(Stored items)
- - - - -

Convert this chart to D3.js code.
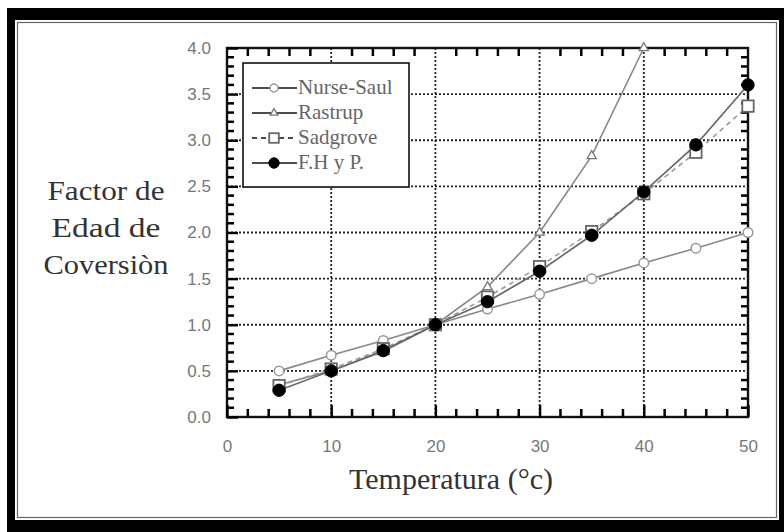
<!DOCTYPE html>
<html>
<head>
<meta charset="utf-8">
<script src="https://cdn.jsdelivr.net/npm/d3@7"></script>
<style>
  body { margin:0; background:#fff; }
  .tick text { font-family:"Liberation Sans", Arial, sans-serif; }
</style>
</head>
<body>
<svg id="chart" width="784" height="532"></svg>
<script>
// temperatures (°C) where each method was evaluated
var temps = [5, 10, 15, 20, 25, 30, 35, 40, 45, 50];
var tempsRastrup = [5, 10, 15, 20, 25, 30, 35, 40];

// conversion factors
var nurseSaul = [0.50, 0.67, 0.83, 1.00, 1.17, 1.33, 1.50, 1.67, 1.83, 2.00];
var rastrup   = [0.35, 0.50, 0.71, 1.00, 1.41, 2.00, 2.83, 4.00];
var sadgrove  = [0.34, 0.52, 0.74, 1.00, 1.30, 1.63, 2.01, 2.42, 2.87, 3.37];
var fhp       = [0.29, 0.50, 0.72, 1.00, 1.25, 1.58, 1.97, 2.44, 2.95, 3.60];

var xTicks = [0, 10, 20, 30, 40, 50];
var yTicks = [0, 0.5, 1, 1.5, 2, 2.5, 3, 3.5, 4];
var xMinor = [2, 4, 6, 8, 12, 14, 16, 18, 22, 24, 26, 28, 32, 34, 36, 38, 42, 44, 46, 48];
var yMinor = [0.1, 0.2, 0.3, 0.4, 0.6, 0.7, 0.8, 0.9, 1.1, 1.2, 1.3, 1.4, 1.6, 1.7, 1.8, 1.9,
              2.1, 2.2, 2.3, 2.4, 2.6, 2.7, 2.8, 2.9, 3.1, 3.2, 3.3, 3.4, 3.6, 3.7, 3.8, 3.9];
var legendNames = ["Nurse-Saul", "Rastrup", "Sadgrove", "F.H y P."];

var serif = "'Liberation Serif', 'Times New Roman', serif";
var svg = d3.select("#chart");

// outer frame: thick black band, thin grey line inside
svg.append("rect").attr("x", 7).attr("y", 8).attr("width", 777).attr("height", 524).attr("fill", "#000");
svg.append("rect").attr("x", 15).attr("y", 20).attr("width", 764).attr("height", 500).attr("fill", "#fff");
svg.append("rect").attr("x", 17.5).attr("y", 22.5).attr("width", 759).attr("height", 495)
  .attr("fill", "none").attr("stroke", "#666").attr("stroke-width", 1.2);

var x = d3.scaleLinear().domain([0, 50]).range([227, 748]);
var y = d3.scaleLinear().domain([0, 4]).range([417, 48]);

// grid
var grid = svg.append("g").attr("class", "grid");
grid.selectAll("line.v").data(xTicks.slice(1, -1)).enter().append("line")
  .attr("x1", function(d){ return x(d); }).attr("x2", function(d){ return x(d); })
  .attr("y1", y(4)).attr("y2", y(0))
  .attr("stroke", "#222").attr("stroke-width", 1.8).attr("stroke-dasharray", "2,2");
grid.selectAll("line.h").data(yTicks.slice(1, -1)).enter().append("line")
  .attr("x1", x(0)).attr("x2", x(50))
  .attr("y1", function(d){ return y(d); }).attr("y2", function(d){ return y(d); })
  .attr("stroke", "#222").attr("stroke-width", 1.8).attr("stroke-dasharray", "2,2");

// plot frame
svg.append("rect").attr("x", x(0)).attr("y", y(4))
  .attr("width", x(50) - x(0)).attr("height", y(0) - y(4))
  .attr("fill", "none").attr("stroke", "#111").attr("stroke-width", 2.4);

// minor ticks on all four sides, pointing inward
var ticks = svg.append("g").attr("class", "minor");
[y(0), y(4)].forEach(function(edge, k){
  var dir = k === 0 ? -1 : 1;
  ticks.selectAll("line.mx" + k).data(xMinor).enter().append("line")
    .attr("class", "mx" + k)
    .attr("x1", function(d){ return x(d); }).attr("x2", function(d){ return x(d); })
    .attr("y1", edge).attr("y2", edge + dir * 8)
    .style("stroke", "#000").style("stroke-width", "2.5px");
});
[x(0), x(50)].forEach(function(edge, k){
  var dir = k === 0 ? 1 : -1;
  ticks.selectAll("line.my" + k).data(yMinor).enter().append("line")
    .attr("class", "my" + k)
    .attr("y1", function(d){ return y(d); }).attr("y2", function(d){ return y(d); })
    .attr("x1", edge).attr("x2", edge + dir * 7)
    .style("stroke", "#000").style("stroke-width", "2.5px");
});

// major ticks + labels
var xAxis = svg.append("g").attr("transform", "translate(0," + y(0) + ")")
  .call(d3.axisBottom(x).tickValues(xTicks).tickSizeInner(-12).tickSizeOuter(0).tickPadding(23).tickFormat(d3.format("d")));
xAxis.select(".domain").remove();
xAxis.selectAll("line").attr("stroke", "#000").attr("stroke-width", 2.4);
xAxis.selectAll("text").attr("font-size", 17).attr("fill", "#777");

var yAxis = svg.append("g").attr("transform", "translate(" + x(0) + ",0)")
  .call(d3.axisLeft(y).tickValues(yTicks).tickSizeInner(-11).tickSizeOuter(0).tickPadding(16).tickFormat(d3.format(".1f")));
yAxis.select(".domain").remove();
yAxis.selectAll("line").attr("stroke", "#000").attr("stroke-width", 2.4);
yAxis.selectAll("text").attr("font-size", 17).attr("fill", "#777");

// series
var series = [
  { name: legendNames[0], xs: temps, ys: nurseSaul, dash: null, marker: "circleOpen", stroke: "#888" },
  { name: legendNames[1], xs: tempsRastrup, ys: rastrup, dash: null, marker: "triangle", stroke: "#888" },
  { name: legendNames[2], xs: temps, ys: sadgrove, dash: "5,4", marker: "square", stroke: "#999" },
  { name: legendNames[3], xs: temps, ys: fhp, dash: null, marker: "circleFilled", stroke: "#666" }
];

var line = d3.line().x(function(d){ return x(d[0]); }).y(function(d){ return y(d[1]); });

function drawMarker(g, kind, cx, cy, s){
  if (kind === "circleOpen") {
    g.append("circle").attr("cx", cx).attr("cy", cy).attr("r", 5 * s)
      .attr("fill", "#fff").attr("stroke", "#999").attr("stroke-width", 1.5);
  } else if (kind === "triangle") {
    g.append("path").attr("d", d3.symbol(d3.symbolTriangle, 40 * s * s)())
      .attr("transform", "translate(" + cx + "," + cy + ")")
      .attr("fill", "#fff").attr("stroke", "#777").attr("stroke-width", 1.3);
  } else if (kind === "square") {
    g.append("rect").attr("x", cx - 6 * s).attr("y", cy - 6 * s).attr("width", 12 * s).attr("height", 12 * s)
      .attr("fill", "#fff").attr("stroke", "#666").attr("stroke-width", 1.8);
  } else {
    g.append("circle").attr("cx", cx).attr("cy", cy).attr("r", 6.5 * s)
      .attr("fill", "#000").attr("stroke", "#000");
  }
}

var plot = svg.append("g");
series.forEach(function(s){
  var pts = s.xs.map(function(t, i){ return [t, s.ys[i]]; });
  plot.append("path").datum(pts).attr("d", line)
    .attr("fill", "none").attr("stroke", s.stroke).attr("stroke-width", 1.6)
    .attr("stroke-dasharray", s.dash);
});
series.forEach(function(s){
  s.xs.forEach(function(t, i){ drawMarker(plot, s.marker, x(t), y(s.ys[i]), 0.95); });
});

// legend
var leg = svg.append("g");
leg.append("rect").attr("x", 243).attr("y", 63).attr("width", 166).attr("height", 124)
  .attr("fill", "#fff").attr("stroke", "#111").attr("stroke-width", 1.6);
var legY = d3.scalePoint().domain(legendNames).range([88, 163]);
series.forEach(function(s){
  var ly = legY(s.name);
  leg.append("line").attr("x1", 252).attr("x2", 297).attr("y1", ly).attr("y2", ly)
    .attr("stroke", "#111").attr("stroke-width", 1.5).attr("stroke-dasharray", s.dash);
  drawMarker(leg, s.marker, 274, ly, 0.8);
  leg.append("text").attr("x", 298).attr("y", ly + 6).text(s.name)
    .attr("font-family", serif).attr("font-size", 21).attr("fill", "#666");
});

// axis titles
svg.append("text").attr("x", 451).attr("y", 489).attr("text-anchor", "middle")
  .attr("font-family", serif).attr("font-size", 30).attr("fill", "#333")
  .text("Temperatura (°c)");

var yTitle = ["Factor de", "Edad de", "Coversiòn"];
var yTitleWidth = [117, 109, 125];
svg.append("g").selectAll("text").data(yTitle).enter().append("text")
  .attr("x", 106).attr("y", function(d, i){ return 200 + i * 37; })
  .attr("text-anchor", "middle")
  .attr("font-family", serif).attr("font-size", 28).attr("fill", "#333")
  .attr("textLength", function(d, i){ return yTitleWidth[i]; })
  .attr("lengthAdjust", "spacingAndGlyphs")
  .text(function(d){ return d; });
</script>
</body>
</html>
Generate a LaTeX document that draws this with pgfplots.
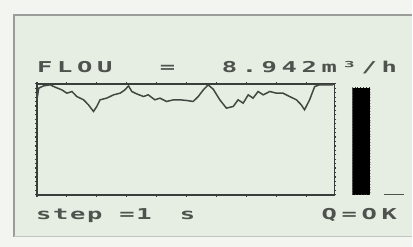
\documentclass[border=0pt]{standalone}
\usepackage{pgfplots}
\pgfplotsset{compat=1.18}
\usepackage{fontspec}
\newfontfamily\lcdA[LetterSpace=31,FakeStretch=1.7]{DejaVu Sans Mono Bold}
\newfontfamily\lcdB[LetterSpace=11,FakeStretch=1.7]{DejaVu Sans Mono Bold}
\definecolor{outerbg}{HTML}{F3F5F1}
\definecolor{panel}{HTML}{E6EEE4}
\definecolor{lcdtext}{HTML}{4E534E}
\definecolor{lcdline}{HTML}{3A3E3A}
\definecolor{framegray}{HTML}{9A9E9A}
\begin{document}
\begin{tikzpicture}[x=1pt,y=1pt]
\fill[outerbg] (0,0) rectangle (413,247);
\fill[panel] (14,10) rectangle (413,232);
\draw[framegray,line width=1.4pt] (14,10) -- (14,232) -- (413,232);
\draw[framegray!60,line width=0.8pt] (14,10) -- (413,10);
% title
\node[anchor=base west,inner sep=0,text=lcdtext,font=\fontsize{15}{15}\lcdA] at (37,174) {FLOU};
\node[anchor=base west,inner sep=0,text=lcdtext,font=\fontsize{15}{15}\lcdA] at (160,174) {=};
\node[anchor=base west,inner sep=0,text=lcdtext,font=\fontsize{15}{15}\lcdA] at (222,174) {8.942m³/h};
% bottom texts
\node[anchor=base west,inner sep=0,text=lcdtext,font=\fontsize{15}{15}\lcdB] at (36,27) {step =1};
\node[anchor=base west,inner sep=0,text=lcdtext,font=\fontsize{15}{15}\lcdB] at (180,27) {s};
\node[anchor=base west,inner sep=0,text=lcdtext,font=\fontsize{15}{15}\lcdA] at (322,27) {Q=OK};
\draw[lcdtext,line width=1.2pt] (385,52) -- (405,52);
% trend plot
\begin{axis}[
  at={(37pt,52pt)}, anchor=south west,
  scale only axis, width=298pt, height=111pt,
  xmin=0, xmax=99.4, ymin=0, ymax=10,
  axis line style={lcdline,line width=1.8pt},
  xtick={0,10,...,90}, ytick={0,0.4,...,10},
  xticklabels={}, yticklabels={},
  tick align=outside, xtick pos=both, ytick pos=both,
  major tick length=2pt,
  every tick/.style={lcdline,line width=1.2pt},
  clip=false,
]
\addplot[lcdtext!85!black, line width=1.5pt, mark=none] coordinates {
(0,8.56) (0.6,9.61) (2.2,9.82) (4.4,9.91) (6.1,9.70) (8.3,9.46) (10,9.16)
(11.7,9.31) (13.3,8.86) (15.6,8.56) (17.2,8.11) (18.9,7.51) (20,7.96)
(21.1,8.56) (23.3,8.71) (25.6,9.01) (27.8,9.16) (29.4,9.46) (30.6,9.82)
(31.7,9.31) (33.3,9.10) (35.6,8.86) (37.2,9.01) (39.4,8.56) (41.1,8.71)
(43.3,8.41) (45.6,8.56) (47.8,8.56) (50,8.50) (52.2,8.41) (53.9,8.86)
(55.6,9.46) (57.2,9.91) (58.9,9.52) (61.1,8.56) (63.3,7.81) (65.6,7.96)
(67.2,8.56) (68.9,8.26) (70.6,9.01) (72.2,8.71) (73.9,9.31) (75.6,9.01)
(77.8,9.31) (80,9.16) (82.2,9.16) (84.4,8.86) (86.7,8.56) (88.3,8.11)
(89.4,7.66) (91.1,8.56) (92.8,9.76) (94.4,9.91) (98.9,9.91)
};
\end{axis}
% level bar
\begin{axis}[
  at={(353pt,52pt)}, anchor=south west,
  scale only axis, width=18pt, height=111pt,
  xmin=0.5, xmax=1.5, ymin=0, ymax=10,
  hide axis,
]
\addplot[ybar, bar width=18pt, fill=black, draw=black!80, dotted, line width=0.8pt] coordinates {(1,9.64)};
\end{axis}
\end{tikzpicture}
\end{document}
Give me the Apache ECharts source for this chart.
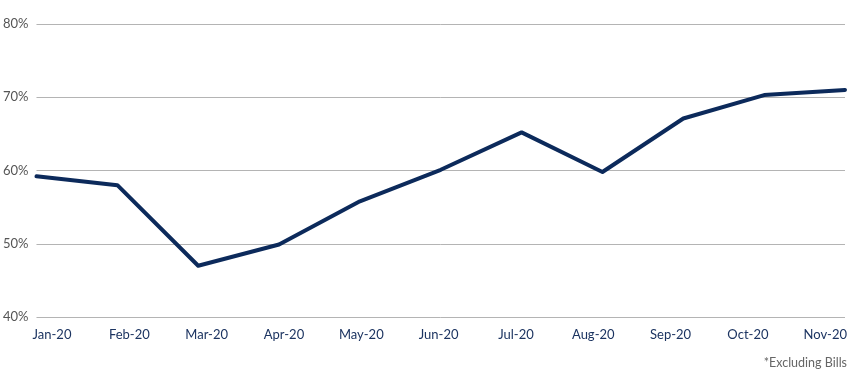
<!DOCTYPE html>
<html>
<head>
<meta charset="utf-8">
<script src="https://cdn.jsdelivr.net/npm/echarts@6/dist/echarts.min.js"></script>
<style>html,body{margin:0;padding:0;background:#fff}#c{width:850px;height:387px}</style>
</head>
<body>
<div id="c"></div>
<script>
var categories = ['Jan-20','Feb-20','Mar-20','Apr-20','May-20','Jun-20','Jul-20','Aug-20','Sep-20','Oct-20','Nov-20'];
var values = [59.2, 58.0, 47.0, 49.9, 55.8, 60.1, 65.2, 59.8, 67.1, 70.3, 71.0];
var yTicks = [40, 50, 60, 70, 80];
var footnote = '*Excluding Bills';

var chart = echarts.init(document.getElementById('c'));
chart.setOption({
  animation: false,
  grid: [
    {left: 35, right: 5, top: 24, bottom: 70},
    {left: 52, right: 23, top: 24, bottom: 70}
  ],
  xAxis: [
    {type: 'category', gridIndex: 0, data: categories, boundaryGap: false,
     axisLine: {show: false}, axisTick: {show: false}, axisLabel: {show: false}},
    {type: 'category', gridIndex: 1, data: categories, boundaryGap: false,
     axisLine: {show: false}, axisTick: {show: false},
     axisLabel: {color: '#1c3461', fontFamily: 'Lato', fontSize: 13, margin: 11}}
  ],
  yAxis: [
    {type: 'value', gridIndex: 0, min: yTicks[0], max: yTicks[yTicks.length-1], interval: 10,
     axisLine: {show: false}, axisTick: {show: false},
     axisLabel: {formatter: '{value}%', color: '#555', fontFamily: 'Lato', fontSize: 13, margin: 8},
     splitLine: {lineStyle: {color: '#b4b4b4', width: 1}}},
    {type: 'value', gridIndex: 1, min: 40, max: 80, show: false}
  ],
  graphic: [{
    type: 'text', right: 3, top: 356,
    style: {text: footnote, fill: '#666', font: '12.5px Lato'}
  }],
  series: [{
    type: 'line', xAxisIndex: 0, yAxisIndex: 0, data: values,
    symbol: 'none', lineStyle: {color: '#0c2a5b', width: 4, join: 'round', cap: 'round'}
  }]
});
</script>
</body>
</html>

- - - - -

■ **To do**: Write out, word for word, the line containing "Give me the" and each line after it to the end of the data, and nothing more. Drop the pictures.

■ **Finished exercise**:
Give me the Apache ECharts source for this chart.
<!DOCTYPE html>
<html>
<head>
<meta charset="utf-8">
<script src="https://cdn.jsdelivr.net/npm/echarts@6/dist/echarts.min.js"></script>
<style>html,body{margin:0;padding:0;background:#fff}#c{width:850px;height:387px}</style>
</head>
<body>
<div id="c"></div>
<script>
var categories = ['Jan-20','Feb-20','Mar-20','Apr-20','May-20','Jun-20','Jul-20','Aug-20','Sep-20','Oct-20','Nov-20'];
var values = [59.2, 58.0, 47.0, 49.9, 55.8, 60.1, 65.2, 59.8, 67.1, 70.3, 71.0];
var yTicks = [40, 50, 60, 70, 80];
var footnote = '*Excluding Bills';

var chart = echarts.init(document.getElementById('c'));
chart.setOption({
  animation: false,
  grid: [
    {left: 35, right: 5, top: 24, bottom: 70},
    {left: 52, right: 23, top: 24, bottom: 70}
  ],
  xAxis: [
    {type: 'category', gridIndex: 0, data: categories, boundaryGap: false,
     axisLine: {show: false}, axisTick: {show: false}, axisLabel: {show: false}},
    {type: 'category', gridIndex: 1, data: categories, boundaryGap: false,
     axisLine: {show: false}, axisTick: {show: false},
     axisLabel: {color: '#1c3461', fontFamily: 'Lato', fontSize: 13, margin: 11}}
  ],
  yAxis: [
    {type: 'value', gridIndex: 0, min: yTicks[0], max: yTicks[yTicks.length-1], interval: 10,
     axisLine: {show: false}, axisTick: {show: false},
     axisLabel: {formatter: '{value}%', color: '#555', fontFamily: 'Lato', fontSize: 13, margin: 8},
     splitLine: {lineStyle: {color: '#b4b4b4', width: 1}}},
    {type: 'value', gridIndex: 1, min: 40, max: 80, show: false}
  ],
  graphic: [{
    type: 'text', right: 3, top: 356,
    style: {text: footnote, fill: '#666', font: '12.5px Lato'}
  }],
  series: [{
    type: 'line', xAxisIndex: 0, yAxisIndex: 0, data: values,
    symbol: 'none', lineStyle: {color: '#0c2a5b', width: 4, join: 'round', cap: 'round'}
  }]
});
</script>
</body>
</html>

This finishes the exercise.